Governance

Why the data block?

India does not know how many people are poor or who they are; no consumer expenditure survey has been done in the last decade. We also do not know how employed or unemployed the workforce is

 
By Richard Mahapatra
Published: Friday 19 August 2022

A history book makes one more aware of the present. Nikhil Menon’s Planning Democracy is one such book. An assistant professor of history at the University of Notre Dame, US, Menon has chronicled India’s tryst with five-year plans.

“The book uses planning as a lens through which to understand the Indian state and the nature of Indian democracy after Independence,” Menon writes in the introduction.

India’s adoption of a centralised planned economy was a global development that saw debates from countries on both the Left and Right sides of the political economy.

“The language of Plans quickly became pervasive in the lives of Indian citizens… Between the atom bomb dropping on Hiroshima and the fall of the Berlin Wall, planning stalked the global policy landscape. Far from being an Indian oddity, it drew legitimacy from an international push during the Second World War, spilling over into a transnational planning moment in the middle decades of the twentieth century,” Menon infers.

The book tells the story of five-year plans through the life and time of Prasanta Chandra Mahalanobis, the nascent country’s data-keeper and developer. In a way, it shows how data helps steer a country towards planned development.

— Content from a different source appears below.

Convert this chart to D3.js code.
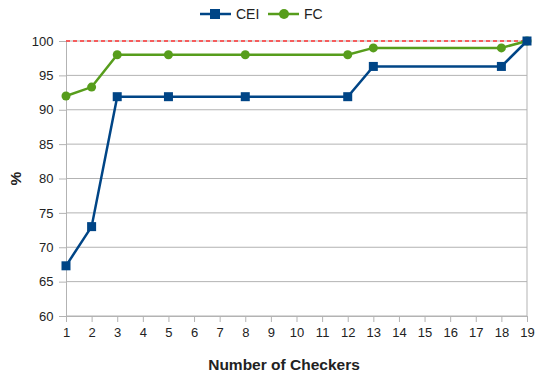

“The dawn of Independence led to a surge in the state’s interest in data. Stimulated by the needs of a planned economy, the 1950s saw a massive expansion in the fledgling state’s data capabilities,” it reads.

Cut to August 2022, the 75th year of Independence. Aspiration for a “new India” is being fuelled. We are told to reiterate our “Indian-ness” with a photo of the national flag in our virtual accounts' display picture space. Amid this, Menon’s book reminds us that most Indians have just lived through five years without a plan.

India’s last five-year plan, the 12th one, ended in March 2017. In 2014, the National Democratic Alliance government scrapped the Planning Commission and replaced it with NITI Aayog. In its stead came a vision document that would need states to act together and foster cooperative federalism.

Planning Democracy begins with Prime Minister Narendra Modi’s first Independence Day speech, when he made this declaration. The first such “vision” is the “Strategy for New India@75”, released in 2018. It aims to build a “new India” that would “enable us to achieve freedom from squalor, illiteracy, corruption, poverty, malnutrition and poor connectivity”.

At least 17 of the targets have a deadline in 2022 under the vision. Analysis by Down To Earth’s annual State of India's Environment 2022, which uses government data, shows that we are likely to miss most targets.

Another aspect that makes Planning Democracy relevant is that it highlights how crucial data surveys are to script development programmes, both planned and visioned.

But in the past few years, we have seen a data block. India does not know how many people are poor or who they are; no consumer expenditure survey has been done in the last decade. We also do not know how employed or unemployed the workforce is. But we do know how many people a welfare scheme or programme has benefitted.

In recent months, Modi has started to talk about the poor, now being referred to as the labharthi varg. But without knowing this section of the population, how is the government targeting its development schemes? On what basis does it claim that the “poor” have received all the welfare benefits?

Decades ago, just before the First Five-Year Plan was rolled out, the then government commissioned the National Sample Survey in 1950 to provide the socio-economic data needed to direct and define development designs. Currently, many of this institution’s surveys are being junked, perhaps because their findings do not suit the political leadership.

But as they say, what gets measured gets managed. If we are not measuring, inevitably, we will not be able to manage — notwithstanding the claims of the new India.